Direction: Sort through the entries below and pull out lines containing the word "document".

Recorded information:
★ ★ ★ ★
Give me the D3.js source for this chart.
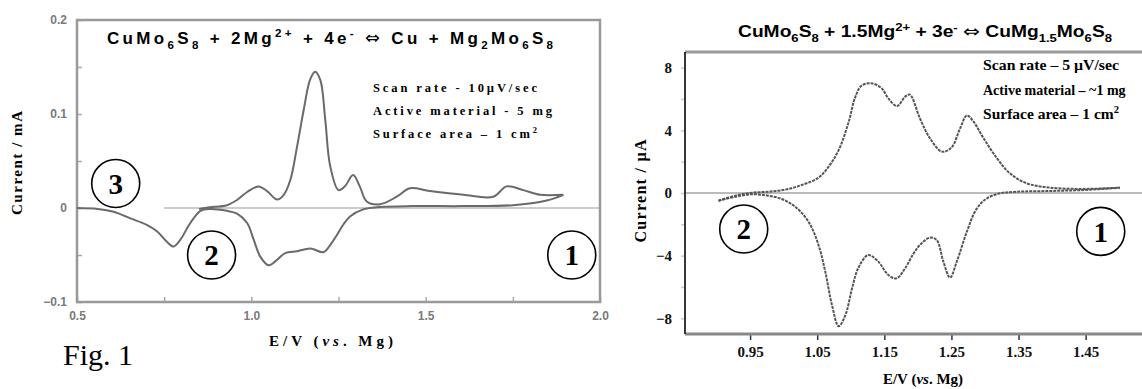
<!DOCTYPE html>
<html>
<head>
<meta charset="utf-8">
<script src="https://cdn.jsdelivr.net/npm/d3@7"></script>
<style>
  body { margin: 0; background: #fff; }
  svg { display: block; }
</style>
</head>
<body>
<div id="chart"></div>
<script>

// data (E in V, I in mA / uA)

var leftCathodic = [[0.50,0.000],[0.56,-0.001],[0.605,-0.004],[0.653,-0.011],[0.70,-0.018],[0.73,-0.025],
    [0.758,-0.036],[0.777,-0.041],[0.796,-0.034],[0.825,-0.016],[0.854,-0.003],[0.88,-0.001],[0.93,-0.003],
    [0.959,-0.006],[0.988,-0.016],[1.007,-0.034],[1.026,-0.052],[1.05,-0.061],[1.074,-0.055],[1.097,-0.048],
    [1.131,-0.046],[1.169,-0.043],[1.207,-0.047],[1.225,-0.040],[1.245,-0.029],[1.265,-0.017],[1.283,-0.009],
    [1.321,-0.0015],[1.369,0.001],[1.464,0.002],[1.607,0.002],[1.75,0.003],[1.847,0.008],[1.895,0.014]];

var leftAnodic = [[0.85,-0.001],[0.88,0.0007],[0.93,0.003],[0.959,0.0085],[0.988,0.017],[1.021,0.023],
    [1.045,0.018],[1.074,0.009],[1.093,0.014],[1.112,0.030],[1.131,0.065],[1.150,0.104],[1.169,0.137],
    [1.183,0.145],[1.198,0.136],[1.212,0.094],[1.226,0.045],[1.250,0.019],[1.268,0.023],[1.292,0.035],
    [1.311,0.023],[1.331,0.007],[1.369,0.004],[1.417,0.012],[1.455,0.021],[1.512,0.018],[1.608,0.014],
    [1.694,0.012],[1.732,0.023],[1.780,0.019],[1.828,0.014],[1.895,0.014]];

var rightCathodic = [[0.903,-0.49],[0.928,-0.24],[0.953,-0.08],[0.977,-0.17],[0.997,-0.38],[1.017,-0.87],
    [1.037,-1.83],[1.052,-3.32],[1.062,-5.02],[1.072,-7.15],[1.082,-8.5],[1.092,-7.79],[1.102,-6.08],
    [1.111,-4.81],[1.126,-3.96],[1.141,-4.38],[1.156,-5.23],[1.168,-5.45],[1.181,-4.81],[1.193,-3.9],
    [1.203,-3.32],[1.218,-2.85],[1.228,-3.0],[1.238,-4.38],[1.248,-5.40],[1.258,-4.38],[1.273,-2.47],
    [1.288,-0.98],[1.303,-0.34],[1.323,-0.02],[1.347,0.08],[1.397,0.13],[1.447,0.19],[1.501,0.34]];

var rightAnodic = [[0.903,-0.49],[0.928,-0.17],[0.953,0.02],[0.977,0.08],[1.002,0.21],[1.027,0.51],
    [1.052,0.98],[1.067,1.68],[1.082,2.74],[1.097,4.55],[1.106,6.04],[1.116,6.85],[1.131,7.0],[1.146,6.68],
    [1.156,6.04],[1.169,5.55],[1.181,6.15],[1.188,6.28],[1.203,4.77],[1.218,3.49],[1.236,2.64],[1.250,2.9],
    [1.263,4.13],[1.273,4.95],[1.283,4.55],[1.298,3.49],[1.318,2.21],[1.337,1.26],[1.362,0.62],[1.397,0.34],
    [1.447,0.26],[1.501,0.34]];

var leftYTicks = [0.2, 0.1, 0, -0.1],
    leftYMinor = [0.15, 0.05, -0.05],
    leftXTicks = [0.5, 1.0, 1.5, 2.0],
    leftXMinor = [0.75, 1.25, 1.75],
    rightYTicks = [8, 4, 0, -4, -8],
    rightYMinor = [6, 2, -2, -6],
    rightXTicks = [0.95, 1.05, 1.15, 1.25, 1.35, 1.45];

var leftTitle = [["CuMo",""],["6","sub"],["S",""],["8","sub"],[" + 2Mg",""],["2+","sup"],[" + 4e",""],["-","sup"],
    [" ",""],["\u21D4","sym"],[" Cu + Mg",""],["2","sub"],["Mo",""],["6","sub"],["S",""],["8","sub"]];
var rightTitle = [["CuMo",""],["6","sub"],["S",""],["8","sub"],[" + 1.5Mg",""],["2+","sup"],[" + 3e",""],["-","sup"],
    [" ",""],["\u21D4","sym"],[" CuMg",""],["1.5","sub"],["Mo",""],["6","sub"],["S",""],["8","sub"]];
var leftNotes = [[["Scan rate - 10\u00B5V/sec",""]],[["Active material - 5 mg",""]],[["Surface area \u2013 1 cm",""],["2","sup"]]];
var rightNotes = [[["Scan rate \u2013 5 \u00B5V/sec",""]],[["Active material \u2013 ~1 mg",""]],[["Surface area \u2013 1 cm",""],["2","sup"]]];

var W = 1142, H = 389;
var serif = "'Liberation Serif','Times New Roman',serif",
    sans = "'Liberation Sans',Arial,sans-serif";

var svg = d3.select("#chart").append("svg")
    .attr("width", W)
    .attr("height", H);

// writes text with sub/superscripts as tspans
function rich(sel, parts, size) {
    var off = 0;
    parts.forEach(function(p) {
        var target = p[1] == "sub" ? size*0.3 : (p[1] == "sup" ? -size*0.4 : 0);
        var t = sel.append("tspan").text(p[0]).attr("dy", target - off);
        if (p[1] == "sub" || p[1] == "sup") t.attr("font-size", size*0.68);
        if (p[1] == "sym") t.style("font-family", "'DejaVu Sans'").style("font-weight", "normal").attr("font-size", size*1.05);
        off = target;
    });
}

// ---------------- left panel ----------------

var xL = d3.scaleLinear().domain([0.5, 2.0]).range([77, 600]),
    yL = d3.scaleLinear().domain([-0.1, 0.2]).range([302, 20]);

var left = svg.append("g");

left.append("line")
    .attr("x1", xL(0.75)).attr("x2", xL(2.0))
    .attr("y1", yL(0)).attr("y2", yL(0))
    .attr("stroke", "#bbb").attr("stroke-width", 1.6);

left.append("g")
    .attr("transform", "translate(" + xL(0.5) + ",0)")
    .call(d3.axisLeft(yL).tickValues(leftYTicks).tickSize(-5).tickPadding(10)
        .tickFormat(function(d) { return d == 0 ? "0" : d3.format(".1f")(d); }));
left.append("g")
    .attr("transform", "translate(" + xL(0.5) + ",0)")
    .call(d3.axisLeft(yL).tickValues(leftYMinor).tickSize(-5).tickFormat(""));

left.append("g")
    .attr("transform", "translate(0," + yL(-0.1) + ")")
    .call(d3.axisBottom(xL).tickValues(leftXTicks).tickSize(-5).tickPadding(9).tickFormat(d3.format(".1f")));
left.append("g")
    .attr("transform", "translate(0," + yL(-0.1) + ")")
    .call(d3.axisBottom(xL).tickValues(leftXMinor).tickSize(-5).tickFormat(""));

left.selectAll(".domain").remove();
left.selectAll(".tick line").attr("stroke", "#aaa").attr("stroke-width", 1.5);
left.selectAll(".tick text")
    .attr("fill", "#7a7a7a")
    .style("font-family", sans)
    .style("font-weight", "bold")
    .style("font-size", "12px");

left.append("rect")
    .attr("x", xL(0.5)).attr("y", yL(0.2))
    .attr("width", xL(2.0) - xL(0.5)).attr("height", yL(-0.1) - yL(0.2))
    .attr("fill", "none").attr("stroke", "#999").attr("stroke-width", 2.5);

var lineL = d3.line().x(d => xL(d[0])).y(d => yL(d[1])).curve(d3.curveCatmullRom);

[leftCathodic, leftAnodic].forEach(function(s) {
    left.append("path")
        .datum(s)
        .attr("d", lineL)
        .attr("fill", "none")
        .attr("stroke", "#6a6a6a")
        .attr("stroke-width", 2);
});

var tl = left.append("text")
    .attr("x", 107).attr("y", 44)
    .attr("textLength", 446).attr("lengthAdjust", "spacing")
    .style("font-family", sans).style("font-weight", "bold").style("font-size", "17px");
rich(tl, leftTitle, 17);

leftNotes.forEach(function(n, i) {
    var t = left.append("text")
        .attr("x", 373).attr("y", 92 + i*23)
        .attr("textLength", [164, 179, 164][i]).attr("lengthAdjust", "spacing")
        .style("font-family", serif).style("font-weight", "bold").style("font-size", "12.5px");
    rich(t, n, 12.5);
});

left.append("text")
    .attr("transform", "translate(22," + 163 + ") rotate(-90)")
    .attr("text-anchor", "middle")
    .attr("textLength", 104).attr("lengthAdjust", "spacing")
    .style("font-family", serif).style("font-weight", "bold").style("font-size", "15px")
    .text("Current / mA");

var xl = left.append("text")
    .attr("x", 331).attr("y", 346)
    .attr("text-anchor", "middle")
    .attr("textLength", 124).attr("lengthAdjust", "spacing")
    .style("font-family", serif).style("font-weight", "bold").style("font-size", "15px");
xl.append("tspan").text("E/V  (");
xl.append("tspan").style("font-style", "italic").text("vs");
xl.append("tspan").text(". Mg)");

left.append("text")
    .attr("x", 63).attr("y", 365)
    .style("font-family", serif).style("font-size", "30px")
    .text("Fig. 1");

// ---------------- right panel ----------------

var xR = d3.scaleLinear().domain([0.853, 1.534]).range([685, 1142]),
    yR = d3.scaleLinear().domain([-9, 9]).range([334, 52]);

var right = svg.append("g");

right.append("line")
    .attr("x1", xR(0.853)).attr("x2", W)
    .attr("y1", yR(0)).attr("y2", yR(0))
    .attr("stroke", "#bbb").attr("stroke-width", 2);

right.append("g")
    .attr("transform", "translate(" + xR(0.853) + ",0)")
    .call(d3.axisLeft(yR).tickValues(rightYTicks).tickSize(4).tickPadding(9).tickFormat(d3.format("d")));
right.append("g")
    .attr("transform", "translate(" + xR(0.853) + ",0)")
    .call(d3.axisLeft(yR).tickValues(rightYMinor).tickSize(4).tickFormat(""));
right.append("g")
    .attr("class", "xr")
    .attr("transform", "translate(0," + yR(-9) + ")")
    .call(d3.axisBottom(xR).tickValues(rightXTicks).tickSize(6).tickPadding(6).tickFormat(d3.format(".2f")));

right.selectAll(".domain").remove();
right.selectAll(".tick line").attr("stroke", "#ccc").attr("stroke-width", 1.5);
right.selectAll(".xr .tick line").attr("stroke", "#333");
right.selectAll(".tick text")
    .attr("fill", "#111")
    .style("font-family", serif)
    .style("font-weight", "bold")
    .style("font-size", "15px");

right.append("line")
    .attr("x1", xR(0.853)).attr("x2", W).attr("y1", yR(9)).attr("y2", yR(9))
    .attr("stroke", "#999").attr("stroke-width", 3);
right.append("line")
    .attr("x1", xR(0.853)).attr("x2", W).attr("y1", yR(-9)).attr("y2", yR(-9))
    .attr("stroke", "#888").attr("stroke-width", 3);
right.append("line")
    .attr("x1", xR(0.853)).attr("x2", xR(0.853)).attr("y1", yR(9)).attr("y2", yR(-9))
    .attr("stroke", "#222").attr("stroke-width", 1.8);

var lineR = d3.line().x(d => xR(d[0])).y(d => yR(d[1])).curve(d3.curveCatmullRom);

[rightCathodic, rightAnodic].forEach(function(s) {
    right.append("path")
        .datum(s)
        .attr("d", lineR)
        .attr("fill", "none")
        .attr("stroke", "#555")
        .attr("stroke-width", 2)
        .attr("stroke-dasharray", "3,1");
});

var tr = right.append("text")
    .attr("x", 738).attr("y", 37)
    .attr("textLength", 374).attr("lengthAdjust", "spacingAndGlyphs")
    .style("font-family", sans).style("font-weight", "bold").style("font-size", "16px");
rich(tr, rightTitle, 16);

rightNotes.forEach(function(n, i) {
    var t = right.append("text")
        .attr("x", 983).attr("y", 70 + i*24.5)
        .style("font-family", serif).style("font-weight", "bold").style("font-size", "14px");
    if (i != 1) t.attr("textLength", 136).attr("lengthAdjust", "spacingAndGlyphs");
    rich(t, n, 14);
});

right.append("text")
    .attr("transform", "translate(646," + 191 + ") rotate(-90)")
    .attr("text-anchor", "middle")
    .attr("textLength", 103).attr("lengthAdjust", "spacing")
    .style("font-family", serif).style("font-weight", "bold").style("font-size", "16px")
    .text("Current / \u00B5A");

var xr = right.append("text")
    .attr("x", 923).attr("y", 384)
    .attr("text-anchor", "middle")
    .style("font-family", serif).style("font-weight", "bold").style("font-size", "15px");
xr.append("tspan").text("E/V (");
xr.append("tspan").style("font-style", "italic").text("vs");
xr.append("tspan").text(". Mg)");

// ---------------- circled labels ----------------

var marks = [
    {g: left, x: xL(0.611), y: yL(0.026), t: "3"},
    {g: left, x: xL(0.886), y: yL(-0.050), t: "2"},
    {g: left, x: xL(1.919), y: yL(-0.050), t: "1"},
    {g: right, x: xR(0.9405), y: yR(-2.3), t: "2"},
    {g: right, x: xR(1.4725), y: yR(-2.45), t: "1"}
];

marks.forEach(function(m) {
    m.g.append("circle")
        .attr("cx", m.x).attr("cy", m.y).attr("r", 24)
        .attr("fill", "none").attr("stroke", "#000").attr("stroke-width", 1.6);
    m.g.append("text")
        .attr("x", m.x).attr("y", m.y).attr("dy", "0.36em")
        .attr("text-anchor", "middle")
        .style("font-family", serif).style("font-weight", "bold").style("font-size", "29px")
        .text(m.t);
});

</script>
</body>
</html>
★ ★ ★ ★
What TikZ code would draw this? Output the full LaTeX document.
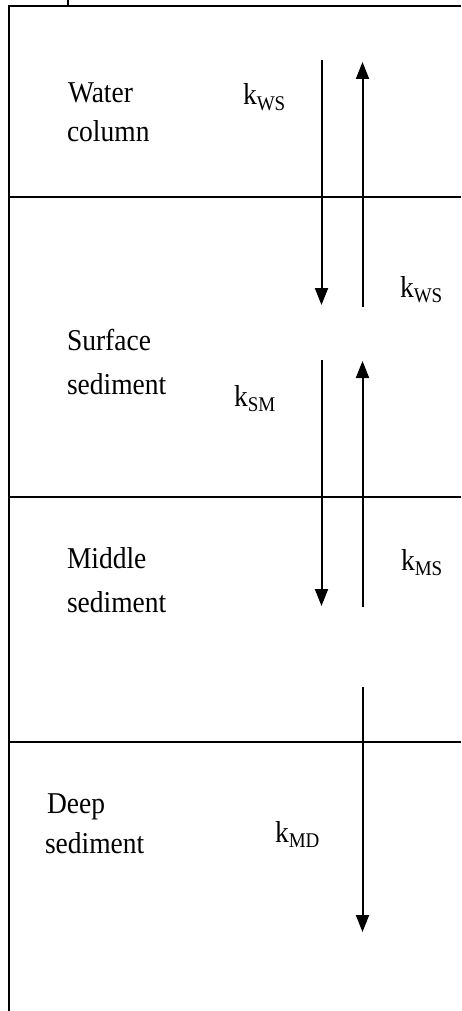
★ ★ ★ ★
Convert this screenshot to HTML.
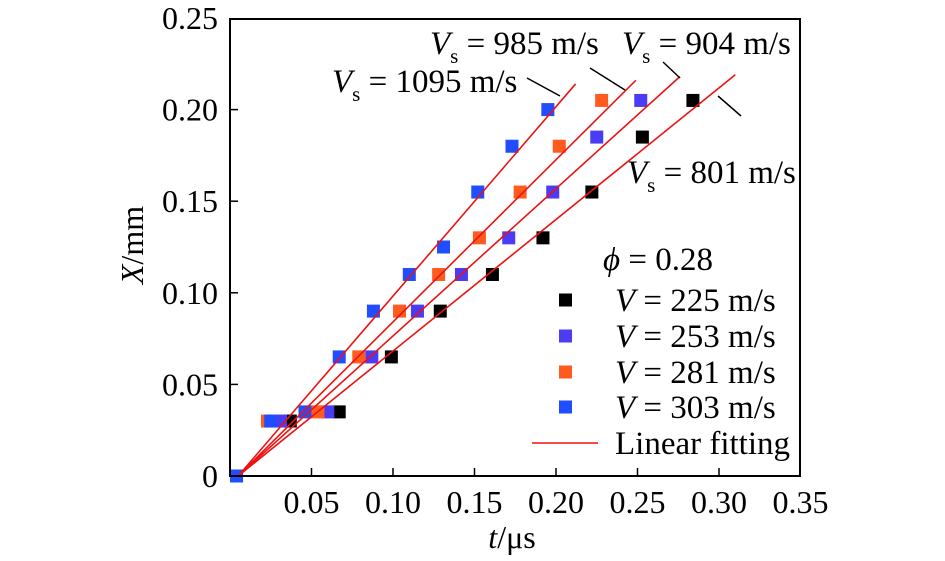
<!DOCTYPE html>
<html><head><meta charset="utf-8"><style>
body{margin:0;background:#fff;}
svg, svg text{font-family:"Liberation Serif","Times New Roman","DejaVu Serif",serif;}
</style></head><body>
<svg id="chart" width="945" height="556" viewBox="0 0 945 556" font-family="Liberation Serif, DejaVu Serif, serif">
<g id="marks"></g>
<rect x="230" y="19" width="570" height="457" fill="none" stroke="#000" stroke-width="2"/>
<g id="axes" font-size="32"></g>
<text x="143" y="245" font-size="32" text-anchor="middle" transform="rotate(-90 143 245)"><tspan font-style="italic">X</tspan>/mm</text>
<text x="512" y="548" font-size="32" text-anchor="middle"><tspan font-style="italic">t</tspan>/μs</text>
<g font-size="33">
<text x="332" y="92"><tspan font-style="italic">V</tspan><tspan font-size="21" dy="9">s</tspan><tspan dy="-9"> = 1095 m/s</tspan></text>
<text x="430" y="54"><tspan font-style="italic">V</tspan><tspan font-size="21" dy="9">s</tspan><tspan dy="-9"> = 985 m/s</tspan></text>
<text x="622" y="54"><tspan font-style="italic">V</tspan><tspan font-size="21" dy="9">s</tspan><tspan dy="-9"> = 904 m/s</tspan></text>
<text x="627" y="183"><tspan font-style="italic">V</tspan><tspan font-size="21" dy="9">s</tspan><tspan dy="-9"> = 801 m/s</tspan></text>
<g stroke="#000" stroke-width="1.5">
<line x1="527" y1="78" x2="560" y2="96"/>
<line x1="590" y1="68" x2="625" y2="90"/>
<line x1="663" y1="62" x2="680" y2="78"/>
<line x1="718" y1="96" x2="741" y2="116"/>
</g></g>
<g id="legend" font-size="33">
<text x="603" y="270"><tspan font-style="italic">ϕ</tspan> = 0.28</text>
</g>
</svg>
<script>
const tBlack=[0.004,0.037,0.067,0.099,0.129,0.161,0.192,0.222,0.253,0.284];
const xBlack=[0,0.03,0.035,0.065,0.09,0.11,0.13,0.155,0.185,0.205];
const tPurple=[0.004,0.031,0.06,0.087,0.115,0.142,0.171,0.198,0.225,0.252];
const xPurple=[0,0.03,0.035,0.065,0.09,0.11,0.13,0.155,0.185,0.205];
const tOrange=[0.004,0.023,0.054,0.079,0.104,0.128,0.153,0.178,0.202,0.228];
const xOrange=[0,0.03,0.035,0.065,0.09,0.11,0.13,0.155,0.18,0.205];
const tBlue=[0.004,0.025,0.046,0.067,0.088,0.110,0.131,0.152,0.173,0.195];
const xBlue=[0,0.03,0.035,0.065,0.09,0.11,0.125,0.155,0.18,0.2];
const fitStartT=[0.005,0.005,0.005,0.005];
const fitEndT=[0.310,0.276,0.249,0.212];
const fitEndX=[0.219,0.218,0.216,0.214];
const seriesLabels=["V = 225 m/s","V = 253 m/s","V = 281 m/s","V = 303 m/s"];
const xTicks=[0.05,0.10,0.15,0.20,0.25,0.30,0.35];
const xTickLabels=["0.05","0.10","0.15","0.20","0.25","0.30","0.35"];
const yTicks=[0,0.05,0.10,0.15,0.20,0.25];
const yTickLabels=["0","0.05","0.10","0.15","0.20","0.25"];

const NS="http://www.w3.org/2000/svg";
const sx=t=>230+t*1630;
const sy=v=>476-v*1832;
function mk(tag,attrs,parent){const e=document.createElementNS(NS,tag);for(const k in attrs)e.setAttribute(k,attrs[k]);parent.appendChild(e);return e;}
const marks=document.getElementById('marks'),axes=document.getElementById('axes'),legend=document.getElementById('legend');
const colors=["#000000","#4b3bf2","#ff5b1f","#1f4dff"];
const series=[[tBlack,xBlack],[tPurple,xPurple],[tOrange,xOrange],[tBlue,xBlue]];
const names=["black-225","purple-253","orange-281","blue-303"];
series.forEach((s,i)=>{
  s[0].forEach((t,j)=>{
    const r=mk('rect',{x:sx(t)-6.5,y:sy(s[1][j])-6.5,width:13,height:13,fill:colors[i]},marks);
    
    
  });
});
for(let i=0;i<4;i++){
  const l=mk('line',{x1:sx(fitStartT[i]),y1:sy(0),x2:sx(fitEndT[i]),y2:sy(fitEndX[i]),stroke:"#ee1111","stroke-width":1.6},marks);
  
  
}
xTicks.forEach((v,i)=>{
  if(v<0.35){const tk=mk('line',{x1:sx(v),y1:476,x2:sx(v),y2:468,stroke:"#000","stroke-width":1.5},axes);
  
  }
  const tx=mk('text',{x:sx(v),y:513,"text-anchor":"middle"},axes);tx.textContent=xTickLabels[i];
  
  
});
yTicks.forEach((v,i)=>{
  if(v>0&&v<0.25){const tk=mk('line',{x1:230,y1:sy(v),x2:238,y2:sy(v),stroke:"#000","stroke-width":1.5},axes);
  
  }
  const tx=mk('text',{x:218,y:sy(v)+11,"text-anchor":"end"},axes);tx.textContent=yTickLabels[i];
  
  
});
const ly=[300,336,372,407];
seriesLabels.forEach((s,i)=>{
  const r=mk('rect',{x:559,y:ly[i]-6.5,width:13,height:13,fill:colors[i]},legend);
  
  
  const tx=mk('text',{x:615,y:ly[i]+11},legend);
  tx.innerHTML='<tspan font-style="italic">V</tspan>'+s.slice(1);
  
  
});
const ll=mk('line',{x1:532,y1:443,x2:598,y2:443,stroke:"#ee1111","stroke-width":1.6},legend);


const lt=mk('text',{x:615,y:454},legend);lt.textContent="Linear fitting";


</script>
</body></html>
★ ★ ★ ★
Exercise answer:
What TikZ code would draw this? Output the full LaTeX document.
function mk(tag,attrs,parent){const e=document.createElementNS(NS,tag);for(const k in attrs)e.setAttribute(k,attrs[k]);parent.appendChild(e);return e;}
const marks=document.getElementById('marks'),axes=document.getElementById('axes'),legend=document.getElementById('legend');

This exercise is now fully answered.